In questa estate strana che ormai volge al termine Adrianne Lenker, leader dei Big Thief, che nel 2019 hanno dato alle stampe due album straordinari, ha annunciato che presto pubblicherà due nuovi dischi, songs e instrumentals, undici brani e alcune jam strumentali registrati durante il lockdown. Il primo brano estratto da songs è “anything”, una ballata dolcissima dove gli arpeggi di chitarra sembrano gocce di pioggia che ti sfiorano fresche in mezzo a una foresta verdissima.
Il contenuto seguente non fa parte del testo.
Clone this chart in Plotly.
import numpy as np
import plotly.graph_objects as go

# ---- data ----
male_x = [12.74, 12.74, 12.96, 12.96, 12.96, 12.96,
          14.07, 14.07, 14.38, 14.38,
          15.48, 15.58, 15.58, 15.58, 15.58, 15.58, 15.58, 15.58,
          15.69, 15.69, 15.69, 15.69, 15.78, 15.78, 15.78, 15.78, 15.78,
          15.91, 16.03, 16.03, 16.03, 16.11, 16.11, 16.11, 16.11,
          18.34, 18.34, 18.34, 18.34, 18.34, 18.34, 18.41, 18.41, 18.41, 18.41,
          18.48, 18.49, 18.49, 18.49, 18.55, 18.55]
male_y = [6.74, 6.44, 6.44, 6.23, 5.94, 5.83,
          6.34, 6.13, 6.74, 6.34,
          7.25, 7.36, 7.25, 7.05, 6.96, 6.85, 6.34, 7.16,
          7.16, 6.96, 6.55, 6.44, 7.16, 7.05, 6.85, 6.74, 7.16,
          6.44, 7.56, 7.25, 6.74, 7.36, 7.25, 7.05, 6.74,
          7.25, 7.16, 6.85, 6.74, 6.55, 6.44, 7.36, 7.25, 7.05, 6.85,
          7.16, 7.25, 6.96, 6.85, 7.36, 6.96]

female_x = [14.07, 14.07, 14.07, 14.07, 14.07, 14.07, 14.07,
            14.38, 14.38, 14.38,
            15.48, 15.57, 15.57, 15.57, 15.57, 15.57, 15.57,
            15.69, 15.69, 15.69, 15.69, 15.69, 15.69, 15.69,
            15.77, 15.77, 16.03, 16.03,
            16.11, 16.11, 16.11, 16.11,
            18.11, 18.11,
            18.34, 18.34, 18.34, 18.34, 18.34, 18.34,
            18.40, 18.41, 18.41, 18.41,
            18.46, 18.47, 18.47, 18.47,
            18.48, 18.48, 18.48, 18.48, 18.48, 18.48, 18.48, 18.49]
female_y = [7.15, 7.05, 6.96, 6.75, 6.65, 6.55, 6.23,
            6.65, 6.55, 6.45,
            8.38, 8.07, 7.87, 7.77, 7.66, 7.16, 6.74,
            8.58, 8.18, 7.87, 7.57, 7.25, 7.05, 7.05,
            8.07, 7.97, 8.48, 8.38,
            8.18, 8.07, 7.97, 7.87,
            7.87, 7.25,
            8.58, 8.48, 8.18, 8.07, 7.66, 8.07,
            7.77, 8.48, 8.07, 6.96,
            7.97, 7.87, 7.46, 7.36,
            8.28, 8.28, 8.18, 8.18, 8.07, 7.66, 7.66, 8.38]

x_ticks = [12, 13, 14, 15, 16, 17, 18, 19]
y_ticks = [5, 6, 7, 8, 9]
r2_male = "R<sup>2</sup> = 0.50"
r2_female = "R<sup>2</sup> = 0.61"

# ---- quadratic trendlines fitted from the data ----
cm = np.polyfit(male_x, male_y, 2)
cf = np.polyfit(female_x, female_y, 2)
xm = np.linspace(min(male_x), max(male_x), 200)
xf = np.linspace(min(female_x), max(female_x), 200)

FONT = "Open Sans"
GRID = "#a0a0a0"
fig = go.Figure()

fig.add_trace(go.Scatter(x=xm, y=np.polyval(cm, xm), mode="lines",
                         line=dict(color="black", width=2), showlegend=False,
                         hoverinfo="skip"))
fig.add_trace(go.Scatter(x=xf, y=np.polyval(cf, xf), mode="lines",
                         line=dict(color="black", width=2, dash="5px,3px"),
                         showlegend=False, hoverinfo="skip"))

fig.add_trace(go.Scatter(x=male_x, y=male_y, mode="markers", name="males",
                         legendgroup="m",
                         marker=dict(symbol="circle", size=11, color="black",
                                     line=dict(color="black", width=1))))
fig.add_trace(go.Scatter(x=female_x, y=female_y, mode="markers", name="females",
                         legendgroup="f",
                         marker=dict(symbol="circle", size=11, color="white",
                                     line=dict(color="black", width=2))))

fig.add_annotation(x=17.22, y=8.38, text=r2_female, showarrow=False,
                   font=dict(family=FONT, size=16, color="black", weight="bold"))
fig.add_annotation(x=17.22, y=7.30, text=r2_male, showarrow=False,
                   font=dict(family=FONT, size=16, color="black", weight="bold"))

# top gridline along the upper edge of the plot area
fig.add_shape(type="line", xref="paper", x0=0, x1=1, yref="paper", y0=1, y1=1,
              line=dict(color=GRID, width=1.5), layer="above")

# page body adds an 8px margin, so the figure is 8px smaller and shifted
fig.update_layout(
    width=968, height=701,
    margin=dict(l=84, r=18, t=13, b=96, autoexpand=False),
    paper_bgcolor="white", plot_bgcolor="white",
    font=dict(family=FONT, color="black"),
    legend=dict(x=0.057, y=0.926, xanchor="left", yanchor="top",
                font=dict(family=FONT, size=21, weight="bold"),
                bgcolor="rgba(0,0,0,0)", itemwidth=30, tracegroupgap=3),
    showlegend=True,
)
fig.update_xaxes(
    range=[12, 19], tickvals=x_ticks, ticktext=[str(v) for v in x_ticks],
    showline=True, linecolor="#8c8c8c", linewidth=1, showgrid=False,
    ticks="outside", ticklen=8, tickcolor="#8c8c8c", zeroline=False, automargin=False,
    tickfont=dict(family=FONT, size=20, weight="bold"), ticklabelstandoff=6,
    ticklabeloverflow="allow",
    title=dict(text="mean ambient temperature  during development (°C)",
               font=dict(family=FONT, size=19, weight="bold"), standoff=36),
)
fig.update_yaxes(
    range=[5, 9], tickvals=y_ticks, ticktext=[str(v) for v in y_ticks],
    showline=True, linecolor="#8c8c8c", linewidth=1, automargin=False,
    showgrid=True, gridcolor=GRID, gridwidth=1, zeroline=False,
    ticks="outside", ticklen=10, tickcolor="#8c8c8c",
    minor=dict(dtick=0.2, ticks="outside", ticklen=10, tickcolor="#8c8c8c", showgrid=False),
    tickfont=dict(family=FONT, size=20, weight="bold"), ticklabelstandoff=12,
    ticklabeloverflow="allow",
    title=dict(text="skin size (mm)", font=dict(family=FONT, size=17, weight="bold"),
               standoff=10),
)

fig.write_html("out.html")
Come in quasi tutti i brani firmati da Lenker, la violenza di un gesto e la dolcezza di un altro sembrano scontrarsi e integrarsi, carnefice e vittima si inseguono e avvinghiano, scambiandosi talvolta di posto. Lenker canta di ricordi che scappano non appena riaffiorano. Sembra impossibile poterli fermare. Una spiaggia d’estate, una lista della spesa, una specie di rissa, un Natale stranissimo. “anything” è un folk seducente che cattura una stagione al tramonto che non vuole morire.